▶ What is asked
Quote only the span from the first line of the entries to the line containing "x_short = list(range(0, 13))", both ends kept. Leave every picture out.

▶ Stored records
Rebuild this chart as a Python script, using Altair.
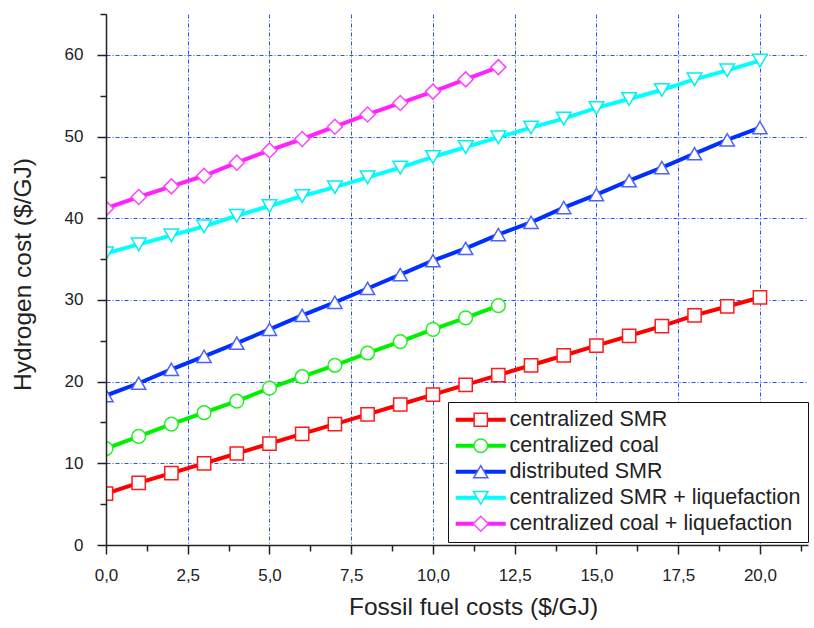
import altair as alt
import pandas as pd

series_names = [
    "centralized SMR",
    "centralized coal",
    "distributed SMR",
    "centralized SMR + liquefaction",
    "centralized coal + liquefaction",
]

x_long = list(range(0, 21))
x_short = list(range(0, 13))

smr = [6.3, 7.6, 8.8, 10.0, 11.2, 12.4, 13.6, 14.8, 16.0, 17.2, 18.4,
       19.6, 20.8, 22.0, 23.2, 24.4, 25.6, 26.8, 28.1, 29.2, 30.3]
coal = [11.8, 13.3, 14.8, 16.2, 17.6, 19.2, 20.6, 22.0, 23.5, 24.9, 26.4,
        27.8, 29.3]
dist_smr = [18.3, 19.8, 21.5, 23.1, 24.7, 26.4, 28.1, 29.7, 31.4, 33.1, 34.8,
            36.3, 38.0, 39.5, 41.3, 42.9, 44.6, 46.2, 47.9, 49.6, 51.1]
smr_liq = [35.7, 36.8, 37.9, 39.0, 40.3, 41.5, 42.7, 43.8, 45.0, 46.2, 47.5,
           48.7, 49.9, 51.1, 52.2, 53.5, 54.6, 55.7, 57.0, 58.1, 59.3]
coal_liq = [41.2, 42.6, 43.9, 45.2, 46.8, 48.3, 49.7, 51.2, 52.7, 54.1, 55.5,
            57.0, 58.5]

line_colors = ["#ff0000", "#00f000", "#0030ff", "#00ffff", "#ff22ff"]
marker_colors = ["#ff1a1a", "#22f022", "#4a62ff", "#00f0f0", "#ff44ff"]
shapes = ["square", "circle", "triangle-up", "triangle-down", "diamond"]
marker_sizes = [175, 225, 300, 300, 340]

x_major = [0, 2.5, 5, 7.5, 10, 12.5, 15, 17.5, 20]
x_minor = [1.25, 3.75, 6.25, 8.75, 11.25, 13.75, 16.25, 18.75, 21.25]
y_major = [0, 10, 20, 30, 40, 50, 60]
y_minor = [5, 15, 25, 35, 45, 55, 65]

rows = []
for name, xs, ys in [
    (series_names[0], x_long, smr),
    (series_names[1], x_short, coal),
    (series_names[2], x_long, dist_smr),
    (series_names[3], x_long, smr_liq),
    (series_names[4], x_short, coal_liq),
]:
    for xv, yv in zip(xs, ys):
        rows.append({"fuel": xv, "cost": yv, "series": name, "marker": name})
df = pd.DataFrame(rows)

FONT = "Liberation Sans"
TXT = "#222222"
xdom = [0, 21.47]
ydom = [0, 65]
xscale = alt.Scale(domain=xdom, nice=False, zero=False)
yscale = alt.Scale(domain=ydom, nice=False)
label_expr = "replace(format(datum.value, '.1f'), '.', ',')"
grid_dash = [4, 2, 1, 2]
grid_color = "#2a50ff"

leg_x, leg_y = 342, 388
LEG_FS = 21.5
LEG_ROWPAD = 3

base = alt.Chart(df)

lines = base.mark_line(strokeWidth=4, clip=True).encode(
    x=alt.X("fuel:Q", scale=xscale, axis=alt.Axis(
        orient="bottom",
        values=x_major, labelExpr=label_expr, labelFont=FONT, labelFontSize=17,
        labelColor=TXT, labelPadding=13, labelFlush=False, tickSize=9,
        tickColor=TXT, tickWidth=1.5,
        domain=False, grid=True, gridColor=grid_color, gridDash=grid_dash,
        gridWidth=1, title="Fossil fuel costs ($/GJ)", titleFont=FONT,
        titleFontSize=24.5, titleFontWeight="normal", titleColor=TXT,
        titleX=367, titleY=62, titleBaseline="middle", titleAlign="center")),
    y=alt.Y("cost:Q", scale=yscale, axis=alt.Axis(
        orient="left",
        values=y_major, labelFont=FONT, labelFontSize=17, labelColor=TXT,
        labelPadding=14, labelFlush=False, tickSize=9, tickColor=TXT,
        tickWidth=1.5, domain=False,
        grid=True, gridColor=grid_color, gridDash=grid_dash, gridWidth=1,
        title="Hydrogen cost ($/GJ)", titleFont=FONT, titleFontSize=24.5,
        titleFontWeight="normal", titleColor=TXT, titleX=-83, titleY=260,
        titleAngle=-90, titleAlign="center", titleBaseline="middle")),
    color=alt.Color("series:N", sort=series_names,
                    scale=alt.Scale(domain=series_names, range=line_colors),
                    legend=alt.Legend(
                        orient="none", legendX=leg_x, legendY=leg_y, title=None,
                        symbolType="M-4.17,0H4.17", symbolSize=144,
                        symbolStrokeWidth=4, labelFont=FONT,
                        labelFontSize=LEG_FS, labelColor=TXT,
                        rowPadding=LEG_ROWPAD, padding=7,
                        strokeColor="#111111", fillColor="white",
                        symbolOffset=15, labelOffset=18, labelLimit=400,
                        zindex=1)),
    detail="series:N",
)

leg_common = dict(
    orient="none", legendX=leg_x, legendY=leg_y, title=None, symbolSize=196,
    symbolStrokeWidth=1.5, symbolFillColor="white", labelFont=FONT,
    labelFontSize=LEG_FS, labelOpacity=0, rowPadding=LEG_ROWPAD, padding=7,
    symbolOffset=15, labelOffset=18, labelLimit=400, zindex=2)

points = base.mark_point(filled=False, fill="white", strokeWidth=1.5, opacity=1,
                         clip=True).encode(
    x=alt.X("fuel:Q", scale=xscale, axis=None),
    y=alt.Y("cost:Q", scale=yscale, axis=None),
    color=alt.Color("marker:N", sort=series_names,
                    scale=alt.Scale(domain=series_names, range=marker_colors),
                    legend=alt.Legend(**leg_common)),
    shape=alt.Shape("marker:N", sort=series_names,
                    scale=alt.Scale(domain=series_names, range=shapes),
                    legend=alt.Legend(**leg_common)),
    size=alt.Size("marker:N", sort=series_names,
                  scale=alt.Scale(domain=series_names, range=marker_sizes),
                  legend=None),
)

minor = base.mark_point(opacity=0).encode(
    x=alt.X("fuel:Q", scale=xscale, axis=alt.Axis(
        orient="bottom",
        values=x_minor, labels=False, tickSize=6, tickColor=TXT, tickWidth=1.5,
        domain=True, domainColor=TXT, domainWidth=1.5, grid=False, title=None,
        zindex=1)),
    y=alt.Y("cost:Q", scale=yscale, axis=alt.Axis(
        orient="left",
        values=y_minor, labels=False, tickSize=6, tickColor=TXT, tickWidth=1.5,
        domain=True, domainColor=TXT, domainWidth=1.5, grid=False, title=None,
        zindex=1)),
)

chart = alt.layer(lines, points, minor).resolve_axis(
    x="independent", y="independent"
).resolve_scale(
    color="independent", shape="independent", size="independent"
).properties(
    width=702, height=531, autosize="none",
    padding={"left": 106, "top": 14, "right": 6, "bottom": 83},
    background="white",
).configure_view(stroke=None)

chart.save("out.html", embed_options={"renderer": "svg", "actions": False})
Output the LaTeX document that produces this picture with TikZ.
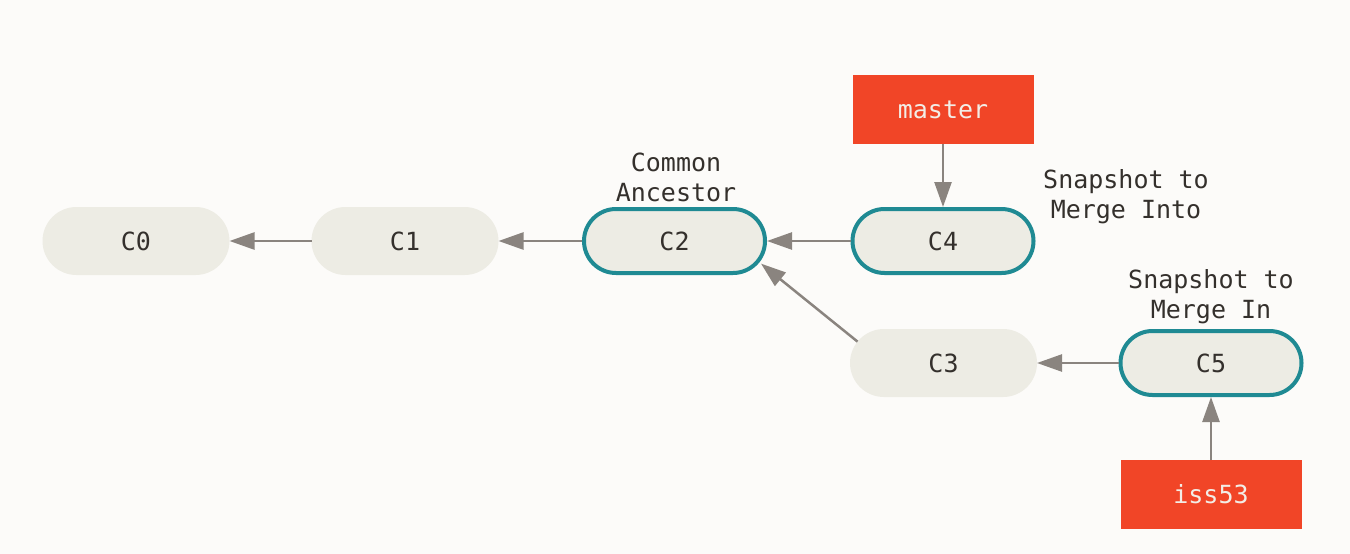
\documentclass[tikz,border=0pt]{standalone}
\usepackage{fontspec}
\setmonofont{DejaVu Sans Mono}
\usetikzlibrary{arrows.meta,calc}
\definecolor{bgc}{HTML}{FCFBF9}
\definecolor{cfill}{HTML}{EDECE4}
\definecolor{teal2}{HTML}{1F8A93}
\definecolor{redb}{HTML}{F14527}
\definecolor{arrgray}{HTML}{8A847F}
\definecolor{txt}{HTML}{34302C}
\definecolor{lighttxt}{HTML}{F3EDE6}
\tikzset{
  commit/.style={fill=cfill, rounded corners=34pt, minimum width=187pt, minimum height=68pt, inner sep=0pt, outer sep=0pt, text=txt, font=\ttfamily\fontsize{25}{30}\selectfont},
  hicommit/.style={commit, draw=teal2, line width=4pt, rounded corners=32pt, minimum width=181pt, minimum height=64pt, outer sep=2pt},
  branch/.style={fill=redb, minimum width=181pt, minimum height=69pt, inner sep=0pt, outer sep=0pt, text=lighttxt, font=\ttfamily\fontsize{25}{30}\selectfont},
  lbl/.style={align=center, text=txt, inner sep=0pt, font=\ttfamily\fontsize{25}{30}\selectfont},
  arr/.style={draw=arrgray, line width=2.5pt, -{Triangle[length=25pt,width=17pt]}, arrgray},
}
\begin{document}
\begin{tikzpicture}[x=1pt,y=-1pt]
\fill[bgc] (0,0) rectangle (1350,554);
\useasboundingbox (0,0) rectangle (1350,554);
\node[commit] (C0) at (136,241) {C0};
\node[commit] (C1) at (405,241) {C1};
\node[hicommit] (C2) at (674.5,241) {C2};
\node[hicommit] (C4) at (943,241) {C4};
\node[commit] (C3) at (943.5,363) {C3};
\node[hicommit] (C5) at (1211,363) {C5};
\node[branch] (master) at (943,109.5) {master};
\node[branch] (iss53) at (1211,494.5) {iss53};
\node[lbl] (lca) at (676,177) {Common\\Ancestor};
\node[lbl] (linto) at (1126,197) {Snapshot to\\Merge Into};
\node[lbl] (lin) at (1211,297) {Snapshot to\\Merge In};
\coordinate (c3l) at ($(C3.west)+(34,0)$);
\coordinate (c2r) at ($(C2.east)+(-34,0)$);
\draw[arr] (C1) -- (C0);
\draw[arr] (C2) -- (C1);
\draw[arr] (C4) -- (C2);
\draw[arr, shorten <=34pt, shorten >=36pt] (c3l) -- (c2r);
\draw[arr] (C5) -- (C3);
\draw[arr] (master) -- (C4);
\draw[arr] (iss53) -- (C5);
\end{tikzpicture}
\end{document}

▶ The completed task
Rebuild this chart as a Python script, using Altair.
import altair as alt
import pandas as pd

series_names = [
    "centralized SMR",
    "centralized coal",
    "distributed SMR",
    "centralized SMR + liquefaction",
    "centralized coal + liquefaction",
]

x_long = list(range(0, 21))
x_short = list(range(0, 13))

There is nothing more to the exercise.